Vraiment, une bonne séance! Il ne nous reste plus qu’à revenir à la maison, en passant par Boulogne, le toujours dangereux Pont de Sèvres, et enfin la bosse des Bruyères, qui brûlera nos ultimes réserves glycogéniques, avant de prendre une douche bien méritée – et d’affronter les quolibets narquois de nos proches: « c’est pas mortellement chiant de tourner en rond pendant deux heures et demie… ». Que Dieu leur pardonne, car ils ne savent pas de quoi ils parlent!
Bravo, tu écris bien et tu rends bien compte de la « vie intérieure » d’un peloton ! Bien à toi.
Un coursier.
Joli coup de plume. Si le coup de pédale est à l’avenant, les autres doivent certainement serrer les dents pour suivre.
Yan, une chicane mobile en VTT…
Tu dois connaitre « L’honneur des champions » d’Olivier Dazat. Ton texte mériterait d’y être !
j’en ai encore des frissons dans le dos…
Difficile d’écrire après la lecture de tes récits…
Merci
Bonjour,
Ton récit m’a donné la chair de poule.
Ce doit être Thanatos qui m’a rendu visite.
J’indique ton adresse sur la lettre hebdomadaire que je diffuse en complément de mon site http://www.velo18.net
Régale nous d’autres récits
Bonjour,
je ne dirai qu’une chose; bravo pour ce relais si bien relaté……
Des frissons de la tête aux pieds, en passant par les guiboles qui démangent de + en + à cette époque de l’année…..
Une question tout de même, que veut dire A.C.B.B ?
Car je roule à l’Association Cycliste du Bas-Berry à Issoudun(36),
mais je doute que mes coéquipiers aient fait la route….
Bonne route à tous….
Un seul mot : bravo !
Ancien du C.S.M.Puteaux et désormais licencié dans un club Ufolep parisien, je connais Longchamp par coeur, donc BRAVO
une bien belle plume, quand la culture rejoint le sport, ça devient géant…

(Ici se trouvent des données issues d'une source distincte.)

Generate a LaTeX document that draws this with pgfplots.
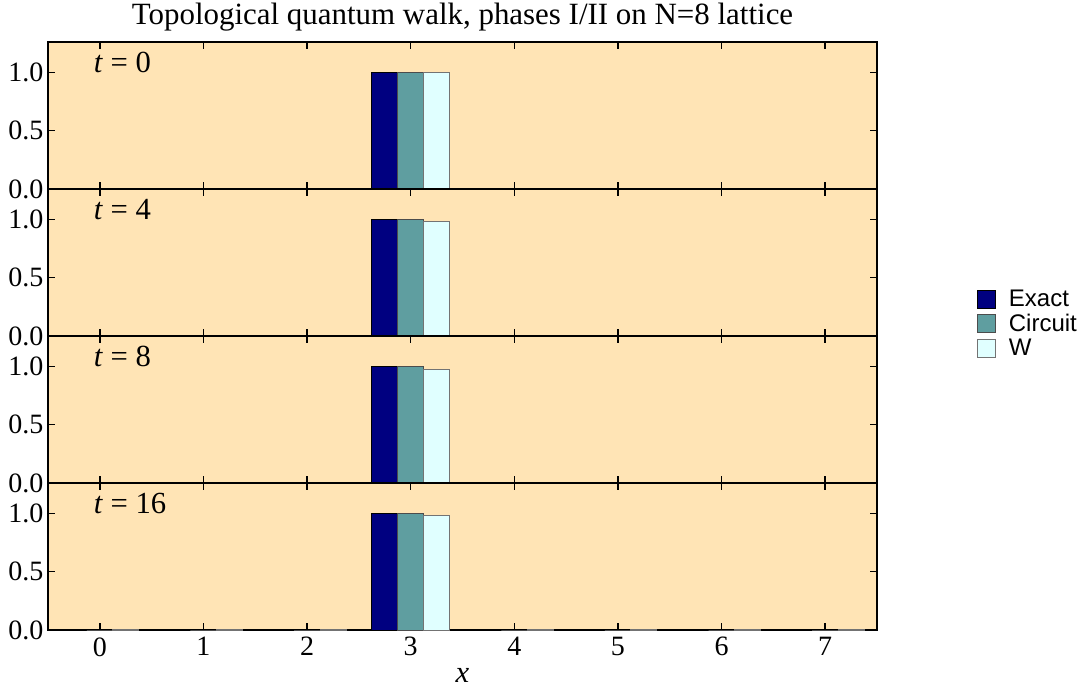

je suis « rédacteur » de la lettre mensuelle de mon club et je voudrai savoir si tu m’autorises à diffuser ton texte et à te publier ?
quoi qu’il en soit MERCI
P.S. : ACBB : Athletique Club de Boulogne Billancourt, pépinière de tant de champions… Anderson, Millar, Roche pour ceux que je me suis coltiné
en première à mon époque…lointaine
Pour Dominique: merci pour les compliments, et pas de problème pour diffuser le texte si tu le souhaites…
FELICITATIONS ; LA DESCRIPTION DU » peloton » , EST FANTASTIQUE;
“c’est pas mortellement chiant de tourner en rond pendant deux heures et demie…”. a ba sympa les proches…nan mais!!!!t’éxagères pas un peu!c’est juste que quand on prend le petit dèj le matin il y a une chaise vide…et oui au lieu d’être assis sur une chaise, tu l’es sur une selle…
mais sinon le style d’écriture est pas mal..
Bjr,
2006 ? Ben en 2011, l’ambiance est toujours là. Bien bon récit, merci.
La semaine, le mardi ou le jeudi, on peut rouler à vive allure. Il y a du monde à ce sujet. Sinon, les samedis et dimanches c’est un peu plus compliqué comme dans ce bon reportage bien vivant et réel.
Pour le voir vivre, il y a l’amicale des baltringues sur facebook où l’on trouve pas mal de monde et beaucoup de photos.
Bref, Longchamp reste Longchamp. Et bravo pour le port du casque, c’est « impératif ».